Property 4: Variance of a Sum
The variance of a sum of two random variables is:
\[ \mathrm{Var}(X + Y) = \mathrm{Var}(X) + \mathrm{Var}(Y) + 2\mathrm{Cov}(X,Y) \]
where \(\mathrm{Cov}(X,Y) = \mathbb{E}[XY] - \mathbb{E}[X]\mathbb{E}[Y]\) is the covariance between \(X\) and \(Y\).
Property 5: Variance is Invariant to Location Shifts
If a constant is added to all values of a variable, the variance is unchanged:
\[ \mathrm{Var}(X + a) = \mathrm{Var}(X) \]
This property reflects the fact that variance measures spread, not location. Shifting all values by the same amount doesn’t change how spread out they are.
Property 6: Variance Under Scaling
If all values are scaled by a constant, the variance is scaled by the square of that constant:
\[ \mathrm{Var}(aX) = a^2 \mathrm{Var}(X) \]
Property 7: Variance of a Sum of Independent Identically Distributed Variables
If \(Y_1, Y_2, \ldots, Y_n\) are independent and identically distributed random variables, then:
\[ \mathrm{Var}\left(\sum_{i=1}^n Y_i\right) = \sum_{i=1}^n \mathrm{Var}(Y_i) = n\mathrm{Var}(Y) \]
where the last equality uses the fact that all the \(Y_i\) have the same variance.

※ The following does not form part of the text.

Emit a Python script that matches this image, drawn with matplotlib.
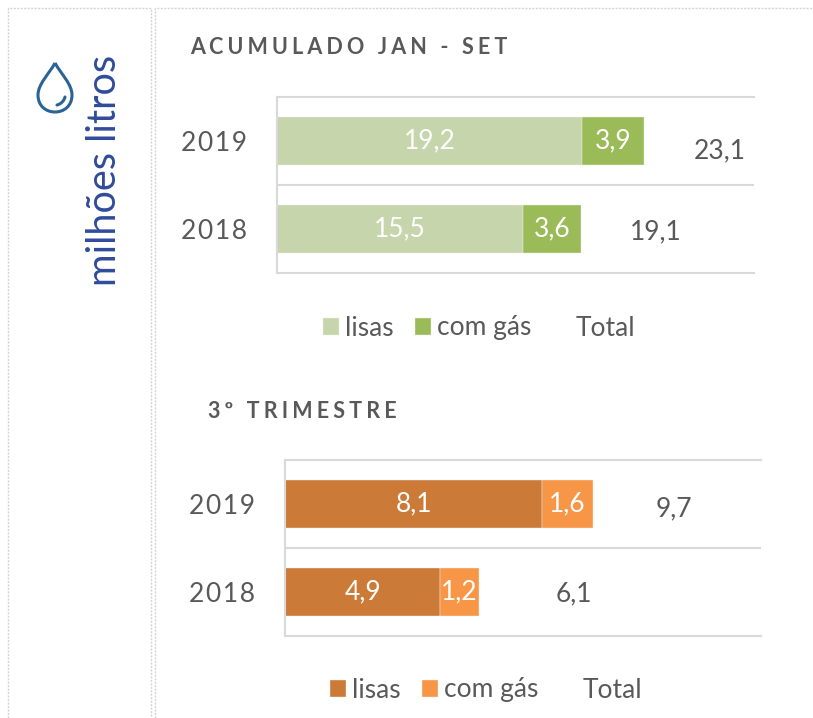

This property is fundamental to understanding sampling distributions and the behavior of sample means.
4.4 Putting It All Together
Let’s work through a comprehensive example that uses both operators and their properties.
4.5 Summary
The expectation and variance operators are fundamental tools in probability and statistics. The expectation operator \(\mathbb{E}[\cdot]\) captures the center or average of a distribution, while the variance operator \(\mathrm{Var}(\cdot)\) captures its spread.
Key takeaways:
- Expectation is linear: \(\mathbb{E}[aX + bY] = a\mathbb{E}[X] + b\mathbb{E}[Y]\), regardless of dependence
- Variance is not linear: \(\mathrm{Var}(X + Y) = \mathrm{Var}(X) + \mathrm{Var}(Y)\) only when \(X\) and \(Y\) are independent
- Adding constants doesn’t change variance: \(\mathrm{Var}(X + a) = \mathrm{Var}(X)\)
- Scaling affects variance quadratically: \(\mathrm{Var}(aX) = a^2\mathrm{Var}(X)\)
These operators and their properties will appear repeatedly throughout your study of statistics. Mastering them now will make everything that follows much more intuitive.